A questo punto, ecco una checklist pratica per monitorare facilmente la de-dollarizzazione, utile soprattutto per gli investitori.
1. Quota del dollaro nelle riserve ufficiali (IMF COFER)
- Cosa guardare: i report trimestrali del Fondo Monetario Internazionale che mostrano la composizione valutaria delle riserve globali.
- Segnale rilevante: se la quota del dollaro cala in modo significativo a vantaggio di euro, yuan o oro, è un chiaro indizio di diversificazione.
2. Uso delle valute nei pagamenti globali (SWIFT)
- Cosa guardare: i dati mensili pubblicati da SWIFT sul peso delle varie valute nei pagamenti transfrontalieri.
- Segnale rilevante: l’eventuale crescita costante del renminbi o di altre valute emergenti a scapito del dollaro.
3. Infrastrutture di pagamento alternative
- Cosa guardare: volumi e partecipanti di sistemi come il CIPS cinese (China’s Cross-Border Interbank Payment System).
- Segnale rilevante: se cresce il numero di banche internazionali collegate o il valore processato annualmente, significa più spazio operativo per valute alternative.
4. Accordi commerciali in valute locali
- Cosa guardare: annunci ufficiali di accordi bilaterali (es. scambi tra Cina e Brasile in yuan e real, India-Russia in rupie e rubli).
- Segnale rilevante: se questi accordi iniziano a coprire materie prime strategiche (petrolio, gas, grano), il passo verso un reale disimpegno dal dollaro è più concreto.
5. Acquisti di oro da parte delle banche centrali
- Cosa guardare: i report del World Gold Council e i dati delle banche centrali.
- Segnale rilevante: acquisti consistenti e costanti (soprattutto da parte di Paesi emergenti) indicano un tentativo di ridurre il peso del dollaro nelle riserve.
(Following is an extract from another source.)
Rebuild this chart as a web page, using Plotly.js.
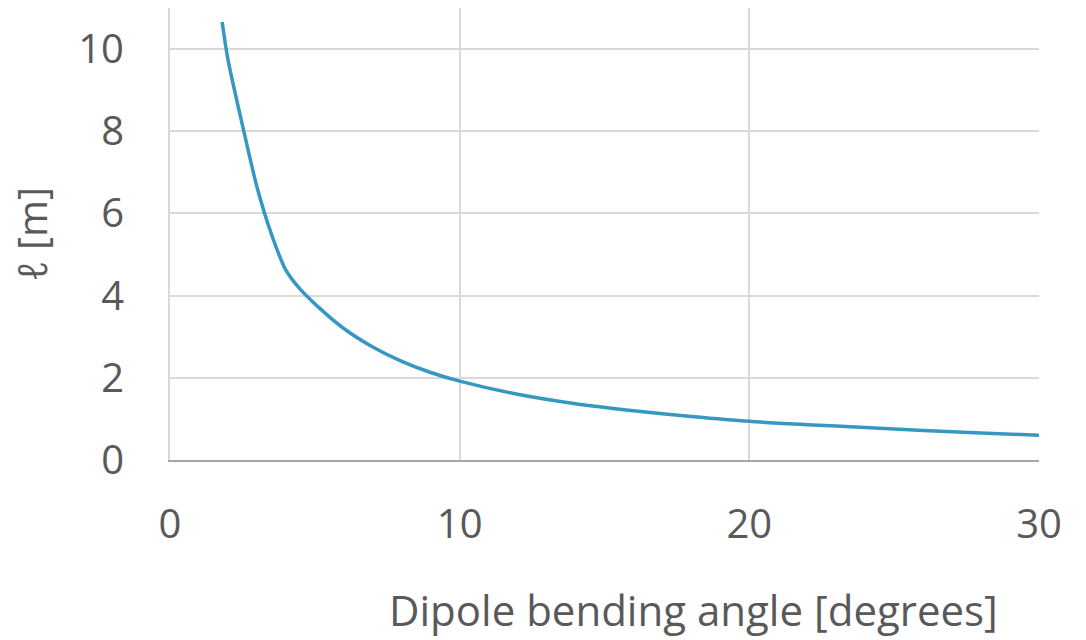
<!DOCTYPE html>
<html>
<head>
<meta charset="utf-8">
<script src="https://cdn.plot.ly/plotly-3.0.1.min.js"></script>
<style>html,body{margin:0;padding:0;background:#fff;}#chart{width:1086px;height:640px;}</style>
</head>
<body>
<div id="chart"></div>
<script>
// Dipole bending angle [degrees]
const angle = [1.8, 2, 2.5, 3, 3.5, 4, 4.5, 5, 6, 7, 8, 9, 10, 12, 14, 16, 18, 20, 22, 24, 26, 28, 30];
// Length ℓ [m]
const length = [10.66, 9.75, 8.15, 6.65, 5.5, 4.62, 4.15, 3.8, 3.2, 2.75, 2.4, 2.13, 1.92, 1.6, 1.37, 1.2, 1.06, 0.94, 0.86, 0.79, 0.72, 0.66, 0.6];
const xTicks = [0, 10, 20, 30];
const yTicks = [0, 2, 4, 6, 8, 10];
const xTitle = 'Dipole bending angle [degrees]';
const yTitle = 'ℓ [m]';

const fontFam = '"Open Sans", "Liberation Sans", sans-serif';
const grey = '#595959';

const trace = {
  x: angle,
  y: length,
  type: 'scatter',
  mode: 'lines',
  line: {color: '#3698c0', width: 3.5, shape: 'spline', smoothing: 0.8},
  hoverinfo: 'skip'
};

const layout = {
  width: 1086,
  height: 640,
  margin: {l: 170, r: 47, t: 8, b: 180},
  paper_bgcolor: '#ffffff',
  plot_bgcolor: '#ffffff',
  showlegend: false,
  font: {family: fontFam, color: grey, size: 40},
  xaxis: {
    range: [0, 30],
    tickvals: xTicks,
    ticktext: xTicks.map(String),
    showgrid: true,
    gridcolor: '#d9d9d9',
    gridwidth: 2,
    zeroline: false,
    showline: true,
    linecolor: '#a6a6a6',
    linewidth: 2,
    ticks: '',
    ticklabelstandoff: 28,
    tickfont: {family: fontFam, color: grey, size: 40}
  },
  yaxis: {
    range: [0, 11],
    tickvals: yTicks,
    ticktext: yTicks.map(String),
    showgrid: true,
    gridcolor: '#d9d9d9',
    gridwidth: 2,
    zeroline: false,
    showline: true,
    linecolor: '#d9d9d9',
    linewidth: 2,
    ticks: '',
    ticklabelstandoff: 36,
    tickfont: {family: fontFam, color: grey, size: 40},
    title: {text: yTitle, font: {family: fontFam, color: grey, size: 40}, standoff: 18}
  },
  annotations: [{
    text: xTitle,
    xref: 'paper', yref: 'paper',
    x: 0.6026, y: -0.33,
    xanchor: 'center', yanchor: 'middle',
    showarrow: false,
    font: {family: fontFam, color: grey, size: 42}
  }]
};

Plotly.newPlot('chart', [trace], layout, {displayModeBar: false, staticPlot: true});
</script>
</body>
</html>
6. Dinamica del debito USA
- Cosa guardare: Treasury International Capital del Dipartimento del Tesoro americano, che mostra chi compra o vende titoli di Stato USA.
- Segnale rilevante: se Paesi chiave (Cina, Giappone, Arabia Saudita) riducono stabilmente la loro esposizione, può essere interpretato come un passo di de-dollarizzazione.
7. Iniziative politiche e multilaterali
- Cosa guardare: i vertici BRICS, SCO (Shanghai Cooperation Organization) o dichiarazioni di governi che parlano esplicitamente di “ridurre il ruolo del dollaro”.
- Segnale rilevante: l’eventuale nascita di meccanismi di clearing multilaterali o discussioni su nuove valute di riserva comuni.
8. Impatto sui mercati finanziari
- Cosa guardare: l’andamento del DXY (US Dollar Index), che misura il valore del dollaro rispetto a un paniere di valute.
- Segnale rilevante: un calo strutturale del DXY, non solo ciclico, potrebbe riflettere un reale indebolimento del ruolo globale del dollaro.
Insomma, non basta leggere un titolo di giornale che parla di “fine del dollaro”. Le conferme si devono trovare in tanti luoghi e, in ogni caso, ci vorrà ancora molto tempo.
Conclusioni: è la fine del dollaro?
La risposta breve è no, almeno non nel breve-medio periodo.
Il dollaro conserva oggi vantaggi profondi (profondità dei mercati finanziari USA, liquidità, ruolo del Treasury come asset sicuro) che non si smontano rapidamente. Detto questo, la de-dollarizzazione è reale in certi ambiti e per certe controparti: infrastrutture alternative crescono, accordi bilaterali aumentano e la politica ha reso il tema prioritario per molti governi.
Il punto chiave per osservatori e investitori è semplice: la transizione, se avverrà su larga scala, sarà graduale e disomogenea. Ciò significa che nei prossimi anni potremo vedere più pluralità nelle valute usate per il commercio e pagamenti, insieme a fasi di maggiore complessità operativa (e a opportunità per chi saprà adattarsi).
In ogni caso, per ora il dollaro rimane il cuore del sistema finanziario internazionale. Ogni mossa verso la sua riduzione porta con sé costi e ostacoli notevoli.